The Powhatan people lived east of the Atlantic Seaboard fall line on both sides of the Powhatan (James) River and north of the Kingsland Creek. Their capital called Powhatan or Paqwachowng (literally "town at the rapids") was close to the waterfalls (called Paqwachowng) in the vicinity of Richmond, the capital of Virginia. Outside of their capital they inhabited at least three other towns (according to Smith), Archer (1607a: 86) adds another village on Mayo Island in James River opposite of their capital, which he called Pawatahs Towre (Powhatan Town).

==Culture==
The Powhatan people built their houses, called yehakins, by bending saplings and placing woven mats or bark over top of the saplings. They supported themselves primarily by growing crops, especially maize, but they also fished and hunted in the great forest in their lands. They primarily used fires to heat their sleeping rooms. As a result, less bedding was needed, and bedding materials could be easily stored during daytime hours. Couples typically slept head to foot.

Powhatan men were soldiers and hunters, while women were farmers and gatherers. The women were strong because of the hours they spent tending crops, pounding corn into meals, gathering nuts, and performing other vital jobs. When the men undertook extended hunts, the women went ahead of them to construct hunting camps. The Powhatan domestic economy depended on the labor of both sexes. Powhatan women would form work parties to accomplish tasks more efficiently. Women cut hair, furnished homes, and produced clothing. Overall, Powhatan women maintained independence in both their work lives and sexual lives. After a long day, the Powhatan people would celebrate and burn off any last energy they had by dancing and singing. This also allowed them to release any tensions they had from working.
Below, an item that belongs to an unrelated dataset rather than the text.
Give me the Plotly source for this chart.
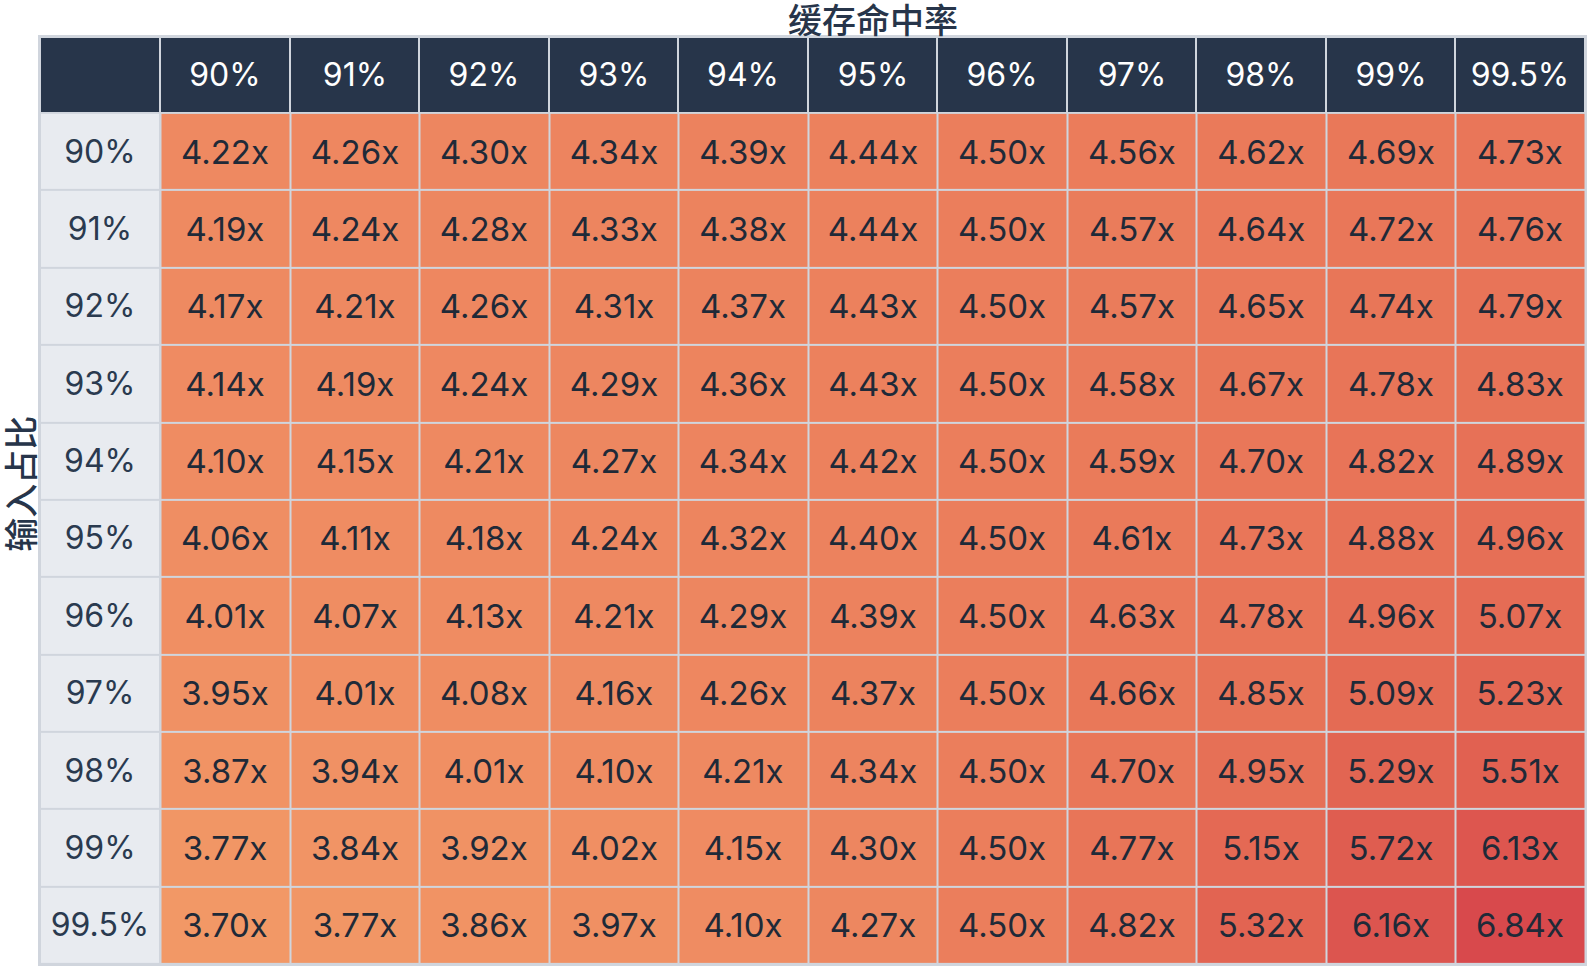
import plotly.graph_objects as go

# === Data ===
hit_rates = ["90%", "91%", "92%", "93%", "94%", "95%", "96%", "97%", "98%", "99%", "99.5%"]
input_shares = ["90%", "91%", "92%", "93%", "94%", "95%", "96%", "97%", "98%", "99%", "99.5%"]

speedup = [
    [4.22, 4.26, 4.30, 4.34, 4.39, 4.44, 4.50, 4.56, 4.62, 4.69, 4.73],
    [4.19, 4.24, 4.28, 4.33, 4.38, 4.44, 4.50, 4.57, 4.64, 4.72, 4.76],
    [4.17, 4.21, 4.26, 4.31, 4.37, 4.43, 4.50, 4.57, 4.65, 4.74, 4.79],
    [4.14, 4.19, 4.24, 4.29, 4.36, 4.43, 4.50, 4.58, 4.67, 4.78, 4.83],
    [4.10, 4.15, 4.21, 4.27, 4.34, 4.42, 4.50, 4.59, 4.70, 4.82, 4.89],
    [4.06, 4.11, 4.18, 4.24, 4.32, 4.40, 4.50, 4.61, 4.73, 4.88, 4.96],
    [4.01, 4.07, 4.13, 4.21, 4.29, 4.39, 4.50, 4.63, 4.78, 4.96, 5.07],
    [3.95, 4.01, 4.08, 4.16, 4.26, 4.37, 4.50, 4.66, 4.85, 5.09, 5.23],
    [3.87, 3.94, 4.01, 4.10, 4.21, 4.34, 4.50, 4.70, 4.95, 5.29, 5.51],
    [3.77, 3.84, 3.92, 4.02, 4.15, 4.30, 4.50, 4.77, 5.15, 5.72, 6.13],
    [3.70, 3.77, 3.86, 3.97, 4.10, 4.27, 4.50, 4.82, 5.32, 6.16, 6.84],
]

# === Styling ===
HEADER = "#27354a"
ROWLAB = "#e8ebf0"
GRID = "#d0d5dd"
TEXT = "#1f2a38"
FONT = "Inter, Noto Sans CJK SC, sans-serif"

zmin, zmax = 3.70, 6.84
stops = [(3.70, "#f29866"), (4.22, "#ee8961"), (4.61, "#ea7a5a"),
         (5.29, "#e26552"), (6.84, "#d8494c")]
colorscale = [[(v - zmin) / (zmax - zmin), c] for v, c in stops]

n = len(hit_rates)
label_w = 0.93  # first column is a bit narrower than data columns
x_data = list(range(n + 1))            # edges of data columns
y_data = list(range(n + 1))            # edges of data rows
x_label = [-label_w, 0]
y_head = [-0.98, 0]

fig = go.Figure()

# data cells
fig.add_trace(go.Heatmap(
    z=speedup, x=x_data, y=y_data,
    zmin=zmin, zmax=zmax, colorscale=colorscale, showscale=False,
    xgap=2, ygap=2,
    texttemplate="%{z:.2f}x",
    textfont=dict(size=33, color=TEXT, family=FONT),
    hoverinfo="skip",
))

# header row (column labels)
fig.add_trace(go.Heatmap(
    z=[[0] * (n + 1)], x=[-label_w] + x_data, y=y_head,
    colorscale=[[0, HEADER], [1, HEADER]], showscale=False,
    xgap=2, ygap=2,
    text=[[""] + hit_rates], texttemplate="%{text}",
    textfont=dict(size=32, color="white", family=FONT),
    hoverinfo="skip",
))

# row label column
fig.add_trace(go.Heatmap(
    z=[[0] for _ in input_shares], x=x_label, y=y_data,
    colorscale=[[0, ROWLAB], [1, ROWLAB]], showscale=False,
    xgap=2, ygap=2,
    text=[[s] for s in input_shares], texttemplate="%{text}",
    textfont=dict(size=32, color="#2a3a4f", family=FONT),
    hoverinfo="skip",
))

# === Layout ===
fig.update_layout(
    width=1609, height=980,
    margin=dict(l=40, r=24, t=37, b=16),
    plot_bgcolor=GRID,
    paper_bgcolor="white",
    font=dict(family=FONT, color=HEADER),
    showlegend=False,
    annotations=[
        dict(text="缓存命中率", x=n / 2, xref="x", y=1, yref="paper",
             xanchor="center", yanchor="bottom", yshift=-8, showarrow=False,
             font=dict(size=34, color=HEADER, family="Noto Sans CJK SC", weight=500)),
        dict(text="输入占比", x=0, xref="paper", y=0.518, yref="paper",
             xanchor="center", yanchor="middle", xshift=-20, textangle=-90,
             showarrow=False,
             font=dict(size=34, color=HEADER, family="Noto Sans CJK SC", weight=500)),
    ],
)

fig.update_xaxes(range=[-label_w, n], showgrid=False, zeroline=False,
                 showticklabels=False, ticks="", fixedrange=True,
                 showline=True, linecolor=GRID, linewidth=2, mirror=True)
fig.update_yaxes(range=[n, -0.98], showgrid=False, zeroline=False,
                 showticklabels=False, ticks="", fixedrange=True,
                 showline=True, linecolor=GRID, linewidth=2, mirror=True)

fig.write_html(
    "out.html",
    config={"displayModeBar": False},
    post_script="document.body.style.margin='0';",
)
The Powhatan practiced Three Sisters agriculture. They rarely moved their villages to different locations. To do this residents cleared the fields by felling, girdling, or firing trees at the base and then using fire to reduce the slash and stumps. To avoid declines in soil productivity, local fish and game stocks the inhabitants then moved on to allow the depleted area to revitalize, the soil to replenish, the foliage to grow, and the number of fish and game to increase. With every location change, the people used fire to clear new land. They left more cleared land behind. They also used fire to maintain extensive areas of open game habitat throughout the East, later called "barrens" by European colonists. The Powhatan also had rich fishing grounds. Bison had migrated to this area by the early 15th century.

Powhatans made offerings and prayed at sunrise. Although they also prayed and made offerings to specific spirits, who were believed to ensure a good harvest. They used the land differently, and their religion was a Native one. Significantly, one of the major duties of Powhatan priests was controlling the weather.

==Powhatan language==

The Powhatan people spoke the Powhatan language, which is an Algonquian language. Their use became dormant due to the widespread deaths and social disruption suffered by the people. Much of the vocabulary is forgotten. Attempts have been made to reconstruct a language using sources such as word lists provided by Smith and by the 17th-century writer William Strachey.